## Required task
Copy out the material below in full, but not its images.
::::
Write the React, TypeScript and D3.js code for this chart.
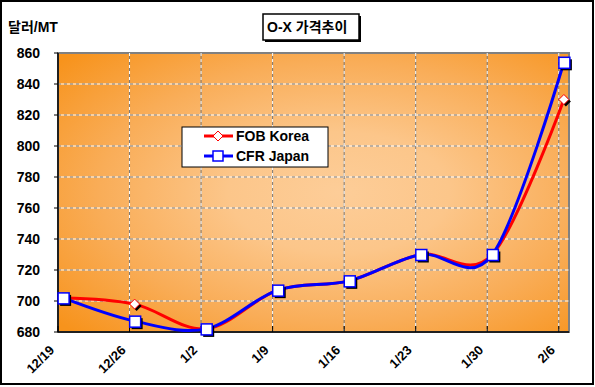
import React from "react";
import * as d3 from "d3";

const categories = ["12/19", "12/26", "1/2", "1/9", "1/16", "1/23", "1/30", "2/6"];
const fobKorea = [702, 698, 682, 707, 713, 730, 730, 830];
const cfrJapan = [702, 687, 682, 707, 713, 730, 730, 854];
const yTicks = [680, 700, 720, 740, 760, 780, 800, 820, 840, 860];

const W = 595;
const H = 387;
const plot = { left: 58, right: 569, top: 53, bottom: 332 };
const FONT = "'Liberation Sans', Arial, 'Noto Sans CJK KR', sans-serif";

// weekly points, each sits at the middle of its day slot
const x = d3.scaleLinear().domain([-0.5, 49.5]).range([plot.left, plot.right]);
const y = d3.scaleLinear().domain([680, 860]).range([plot.bottom, plot.top]);
const dayOf = (i: number) => i * 7;

const line = d3
  .line<number>()
  .x((_, i) => x(dayOf(i)))
  .y((d) => y(d))
  .curve(d3.curveCardinal.tension(0));

const diamond = (cx: number, cy: number, r: number) =>
  `M${cx},${cy - r}L${cx + r},${cy}L${cx},${cy + r}L${cx - r},${cy}Z`;

export default function App() {
  const tickDays = categories.map((_, i) => dayOf(i) - 0.5);
  return (
    <svg
      width={W}
      height={H}
      style={{ position: "absolute", left: 0, top: 0, background: "#fff" }}
      fontFamily={FONT}
    >
      <defs>
        <radialGradient id="bg" cx="0.55" cy="0.5" r="0.72">
          <stop offset="0" stopColor="#fdcd98" />
          <stop offset="0.3" stopColor="#fcc68a" />
          <stop offset="0.65" stopColor="#f9ad58" />
          <stop offset="1" stopColor="#f7931c" />
        </radialGradient>
      </defs>

      {/* outer frame */}
      <rect x={1} y={1} width={592} height={383} fill="#fff" stroke="#000" strokeWidth={2} />

      {/* plot area */}
      <rect
        x={plot.left}
        y={plot.top}
        width={plot.right - plot.left}
        height={plot.bottom - plot.top}
        fill="url(#bg)"
        stroke="#808080"
        strokeWidth={2}
      />

      {/* horizontal grid */}
      {yTicks.slice(1, -1).map((t) => (
        <g key={"h" + t}>
          <line x1={plot.left} x2={plot.right} y1={y(t)} y2={y(t)} stroke="#fff" strokeWidth={1} />
          <line
            x1={plot.left}
            x2={plot.right}
            y1={y(t)}
            y2={y(t)}
            stroke="#7a7a7a"
            strokeWidth={1}
            strokeDasharray="3,3"
          />
        </g>
      ))}
      {/* vertical grid */}
      {tickDays.slice(1).map((d) => (
        <g key={"v" + d}>
          <line x1={x(d)} x2={x(d)} y1={plot.top} y2={plot.bottom} stroke="#7a7a7a" strokeWidth={1} />
          <line
            x1={x(d)}
            x2={x(d)}
            y1={plot.top}
            y2={plot.bottom}
            stroke="#fff"
            strokeWidth={1}
            strokeDasharray="3,3"
          />
        </g>
      ))}

      {/* axes */}
      <line x1={plot.left} x2={plot.left} y1={plot.top} y2={plot.bottom} stroke="#000" strokeWidth={1.5} />
      <line x1={plot.left} x2={plot.right} y1={plot.bottom} y2={plot.bottom} stroke="#000" strokeWidth={1.5} />
      {yTicks.map((t) => (
        <g key={"yt" + t}>
          <line x1={plot.left - 4} x2={plot.left} y1={y(t)} y2={y(t)} stroke="#000" />
          <text x={40} y={y(t) + 5} textAnchor="end" fontSize={14} fontWeight="bold">
            {t}
          </text>
        </g>
      ))}
      {tickDays.map((d, i) => (
        <g key={"xt" + i}>
          <line x1={x(d)} x2={x(d)} y1={plot.bottom - 6} y2={plot.bottom} stroke="#000" />
          <text
            transform={`translate(${x(d) - 3},${plot.bottom + 19}) rotate(-45)`}
            textAnchor="end"
            fontSize={13}
            fontWeight="bold"
          >
            {categories[i]}
          </text>
        </g>
      ))}

      {/* series lines */}
      <path d={line(fobKorea) || ""} fill="none" stroke="#ff0000" strokeWidth={3} />
      <path d={line(cfrJapan) || ""} fill="none" stroke="#0000ff" strokeWidth={3} />

      {/* markers with shadows */}
      {fobKorea.map((v, i) => (
        <g key={"fm" + i}>
          <path d={diamond(x(dayOf(i)) + 2, y(v) + 2, 5)} fill="#000" />
          <path d={diamond(x(dayOf(i)), y(v), 5)} fill="#fff" stroke="#ff0000" strokeWidth={1} />
        </g>
      ))}
      {cfrJapan.map((v, i) => (
        <g key={"cm" + i}>
          <rect x={x(dayOf(i)) - 5 + 2} y={y(v) - 5 + 2} width={11} height={11} fill="#000" />
          <rect x={x(dayOf(i)) - 5} y={y(v) - 5} width={11} height={11} fill="#fff" stroke="#0000ff" strokeWidth={1.5} />
        </g>
      ))}

      {/* unit label */}
      <text x={8} y={32} fontSize={14} fontWeight="bold">
        달러/MT
      </text>

      {/* title box */}
      <rect x={265} y={16} width={96} height={26} fill="#000" />
      <rect x={263} y={14} width={96} height={26} fill="#fff" stroke="#000" strokeWidth={1.5} />
      <text x={267} y={32} fontSize={14} fontWeight="bold">
        O-X 가격추이
      </text>

      {/* legend */}
      <rect x={182} y={127} width={146} height={40} fill="#fff" stroke="#000" strokeWidth={1} />
      <line x1={204} x2={233} y1={136} y2={136} stroke="#ff0000" strokeWidth={3} />
      <path d={diamond(218, 136, 5)} fill="#fff" stroke="#ff0000" strokeWidth={1} />
      <text x={236} y={141} fontSize={14} fontWeight="bold">
        FOB Korea
      </text>
      <line x1={204} x2={233} y1={156} y2={156} stroke="#0000ff" strokeWidth={3} />
      <rect x={213} y={151} width={10} height={10} fill="#fff" stroke="#0000ff" strokeWidth={1.5} />
      <text x={236} y={161} fontSize={14} fontWeight="bold">
        CFR Japan
      </text>
    </svg>
  );
}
::::
## Task response
Write the React, TypeScript and D3.js code for this chart.
import React from "react";
import * as d3 from "d3";

const categories = ["12/19", "12/26", "1/2", "1/9", "1/16", "1/23", "1/30", "2/6"];
const fobKorea = [702, 698, 682, 707, 713, 730, 730, 830];
const cfrJapan = [702, 687, 682, 707, 713, 730, 730, 854];
const yTicks = [680, 700, 720, 740, 760, 780, 800, 820, 840, 860];

const W = 595;
const H = 387;
const plot = { left: 58, right: 569, top: 53, bottom: 332 };
const FONT = "'Liberation Sans', Arial, 'Noto Sans CJK KR', sans-serif";

// weekly points, each sits at the middle of its day slot
const x = d3.scaleLinear().domain([-0.5, 49.5]).range([plot.left, plot.right]);
const y = d3.scaleLinear().domain([680, 860]).range([plot.bottom, plot.top]);
const dayOf = (i: number) => i * 7;

const line = d3
  .line<number>()
  .x((_, i) => x(dayOf(i)))
  .y((d) => y(d))
  .curve(d3.curveCardinal.tension(0));

const diamond = (cx: number, cy: number, r: number) =>
  `M${cx},${cy - r}L${cx + r},${cy}L${cx},${cy + r}L${cx - r},${cy}Z`;

export default function App() {
  const tickDays = categories.map((_, i) => dayOf(i) - 0.5);
  return (
    <svg
      width={W}
      height={H}
      style={{ position: "absolute", left: 0, top: 0, background: "#fff" }}
      fontFamily={FONT}
    >
      <defs>
        <radialGradient id="bg" cx="0.55" cy="0.5" r="0.72">
          <stop offset="0" stopColor="#fdcd98" />
          <stop offset="0.3" stopColor="#fcc68a" />
          <stop offset="0.65" stopColor="#f9ad58" />
          <stop offset="1" stopColor="#f7931c" />
        </radialGradient>
      </defs>

      {/* outer frame */}
      <rect x={1} y={1} width={592} height={383} fill="#fff" stroke="#000" strokeWidth={2} />

      {/* plot area */}
      <rect
        x={plot.left}
        y={plot.top}
        width={plot.right - plot.left}
        height={plot.bottom - plot.top}
        fill="url(#bg)"
        stroke="#808080"
        strokeWidth={2}
      />

      {/* horizontal grid */}
      {yTicks.slice(1, -1).map((t) => (
        <g key={"h" + t}>
          <line x1={plot.left} x2={plot.right} y1={y(t)} y2={y(t)} stroke="#fff" strokeWidth={1} />
          <line
            x1={plot.left}
            x2={plot.right}
            y1={y(t)}
            y2={y(t)}
            stroke="#7a7a7a"
            strokeWidth={1}
            strokeDasharray="3,3"
          />
        </g>
      ))}
      {/* vertical grid */}
      {tickDays.slice(1).map((d) => (
        <g key={"v" + d}>
          <line x1={x(d)} x2={x(d)} y1={plot.top} y2={plot.bottom} stroke="#7a7a7a" strokeWidth={1} />
          <line
            x1={x(d)}
            x2={x(d)}
            y1={plot.top}
            y2={plot.bottom}
            stroke="#fff"
            strokeWidth={1}
            strokeDasharray="3,3"
          />
        </g>
      ))}

      {/* axes */}
      <line x1={plot.left} x2={plot.left} y1={plot.top} y2={plot.bottom} stroke="#000" strokeWidth={1.5} />
      <line x1={plot.left} x2={plot.right} y1={plot.bottom} y2={plot.bottom} stroke="#000" strokeWidth={1.5} />
      {yTicks.map((t) => (
        <g key={"yt" + t}>
          <line x1={plot.left - 4} x2={plot.left} y1={y(t)} y2={y(t)} stroke="#000" />
          <text x={40} y={y(t) + 5} textAnchor="end" fontSize={14} fontWeight="bold">
            {t}
          </text>
        </g>
      ))}
      {tickDays.map((d, i) => (
        <g key={"xt" + i}>
          <line x1={x(d)} x2={x(d)} y1={plot.bottom - 6} y2={plot.bottom} stroke="#000" />
          <text
            transform={`translate(${x(d) - 3},${plot.bottom + 19}) rotate(-45)`}
            textAnchor="end"
            fontSize={13}
            fontWeight="bold"
          >
            {categories[i]}
          </text>
        </g>
      ))}

      {/* series lines */}
      <path d={line(fobKorea) || ""} fill="none" stroke="#ff0000" strokeWidth={3} />
      <path d={line(cfrJapan) || ""} fill="none" stroke="#0000ff" strokeWidth={3} />

      {/* markers with shadows */}
      {fobKorea.map((v, i) => (
        <g key={"fm" + i}>
          <path d={diamond(x(dayOf(i)) + 2, y(v) + 2, 5)} fill="#000" />
          <path d={diamond(x(dayOf(i)), y(v), 5)} fill="#fff" stroke="#ff0000" strokeWidth={1} />
        </g>
      ))}
      {cfrJapan.map((v, i) => (
        <g key={"cm" + i}>
          <rect x={x(dayOf(i)) - 5 + 2} y={y(v) - 5 + 2} width={11} height={11} fill="#000" />
          <rect x={x(dayOf(i)) - 5} y={y(v) - 5} width={11} height={11} fill="#fff" stroke="#0000ff" strokeWidth={1.5} />
        </g>
      ))}

      {/* unit label */}
      <text x={8} y={32} fontSize={14} fontWeight="bold">
        달러/MT
      </text>

      {/* title box */}
      <rect x={265} y={16} width={96} height={26} fill="#000" />
      <rect x={263} y={14} width={96} height={26} fill="#fff" stroke="#000" strokeWidth={1.5} />
      <text x={267} y={32} fontSize={14} fontWeight="bold">
        O-X 가격추이
      </text>

      {/* legend */}
      <rect x={182} y={127} width={146} height={40} fill="#fff" stroke="#000" strokeWidth={1} />
      <line x1={204} x2={233} y1={136} y2={136} stroke="#ff0000" strokeWidth={3} />
      <path d={diamond(218, 136, 5)} fill="#fff" stroke="#ff0000" strokeWidth={1} />
      <text x={236} y={141} fontSize={14} fontWeight="bold">
        FOB Korea
      </text>
      <line x1={204} x2={233} y1={156} y2={156} stroke="#0000ff" strokeWidth={3} />
      <rect x={213} y={151} width={10} height={10} fill="#fff" stroke="#0000ff" strokeWidth={1.5} />
      <text x={236} y={161} fontSize={14} fontWeight="bold">
        CFR Japan
      </text>
    </svg>
  );
}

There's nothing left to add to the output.